Tal como Berger, Wilson (1976) segue a linha weberiana e estabelece uma forte relação entre seculariação e racionalização. Para o autor, a racionalidade deriva dos avanços tecnológicos e científicos, sendo determinada por uma relação eficiente entre meios e fins, na qual qualquer pessoa pode desempenhar a sua função técnica de forma autónoma. É aquilo a que Luckmann (1967, p. 96) chama de anonimato dos papéis especializados, determinados por instituições funcionalmente racionais; ou ainda aquilo que Martin (1978, p. 83) denomina de relações impessoais e mecânicas, onde os laços íntimos de comunidade horizontal são quebrados. Assim sendo, o que predomina são as orientações racionais e empíricas do mundo, por oposição às orientações mágicas e religiosas (Wilson, 1976, p. 11). O controlo é técnico e burocrático e não moral e religioso (Ibid., p. 20). Grosso modo, a racionalização reduz a frequência com que as pessoas e os Estados se dirigem e buscam direção na religião, especialmente em matéria educativa (Wilson, 1969, p. 63-64) e em questões de família e natalidade, mas, também, na procura de determinados objetivos sociais (Wilson, 1982, p. 44).

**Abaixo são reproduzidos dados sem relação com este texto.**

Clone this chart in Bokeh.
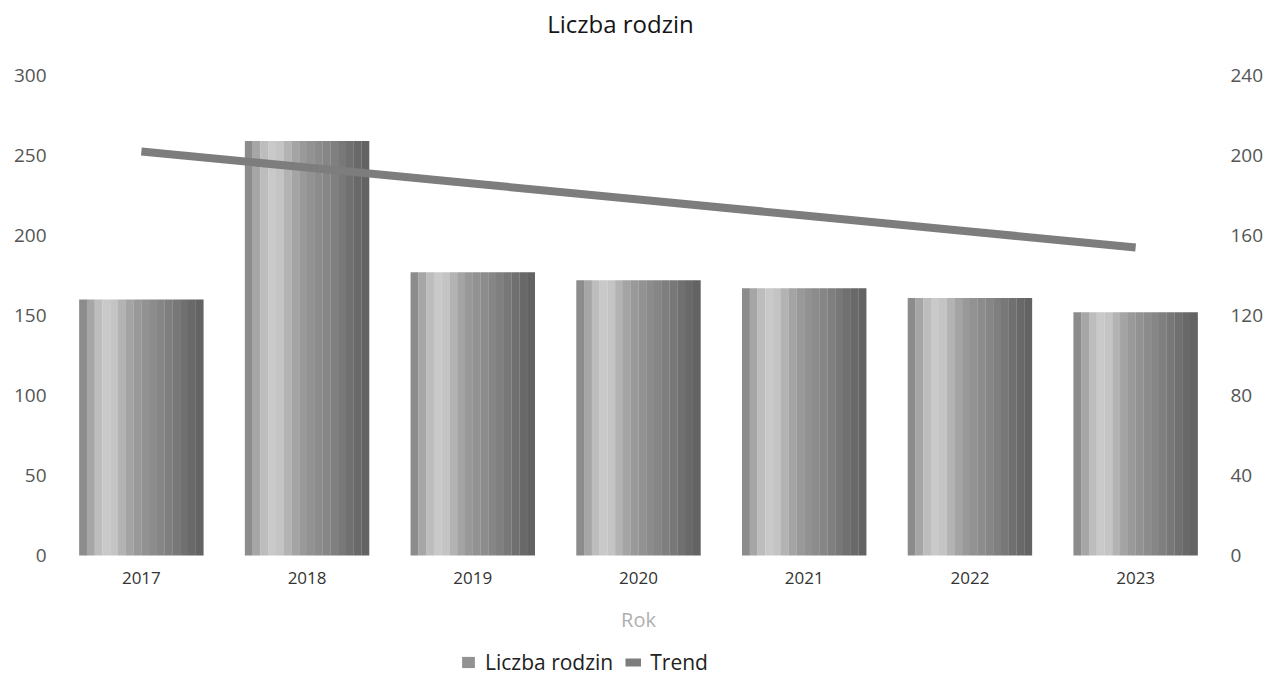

Vários outros autores, da época, mas não apenas, partilham desta ideia. Tal como sucede em Berger e Wilson, em Martin ou Stark e Finke o processo de racionalização não se circunscreve apenas às esferas política e económica. Para os autores, a ciência e a consciência tecnológica são as principais perspetivas seculares autónomas do mundo que promovem um sentimento de controlo e manipulação dos ambientes social e natural. Com efeito, elas são quem mais carrega consequências fatais para a religião (Finke e Stark, 2000, p. 61), quem mais a torna obsoleta e implausível e quem mais restringe o papel da contingência e reduz a influência das suas propriedades metafísicas (Martin, 1969, p. 116).
Outro elemento clássico das teorias da secularização, apontado comummente pelo estado da arte, é a passagem de um sistema de base comunitária para outro de base social, ou seja, a societalização (Vergesellschaftung).
Dentro destas teorias, a versão original da societalização é a de Tönnies (2002 [1887], p. 33-44), explicando que a transição da comunidade para a sociedade reflete a perda do domínio das instituições religiosas sobre o indivíduo. Esta tese foi, de forma implícita ou explícita, ecoada na literatura, designadamente por Wilson e HervieuLéger.
O argumento de Wilson (1976, p. 265-266) é que a secularização corresponde ao declínio da comunidade, ou seja, ela é concomitante com societalização. Ao elaborar a sua tese, o autor explica que tradicionalmente a religião se celebrava e legitimava na vida local (comunitária). Contudo, com a passagem da comunidade a sociedade e com a sua organização, agora, à escala nacional, a plausibilidade global dos sistemas moral e religioso diminui, a religião enfraquece-se e distancia-se (Wilson, 1982, p. 153). Com efeito, Wilson (1976, p. 246) associa a societalização à modernização e aos seus inerentes processos de industrialização e racionalização. Para ele, a societalização refere-se ao facto de as formas de comunidade, sobre as quais a religião exercia anteriormente um controlo social significativo, tenderem a dissolver-se no processo de modernização, sendo substituídas por organizações e relações pessoais mais amplas e impessoais.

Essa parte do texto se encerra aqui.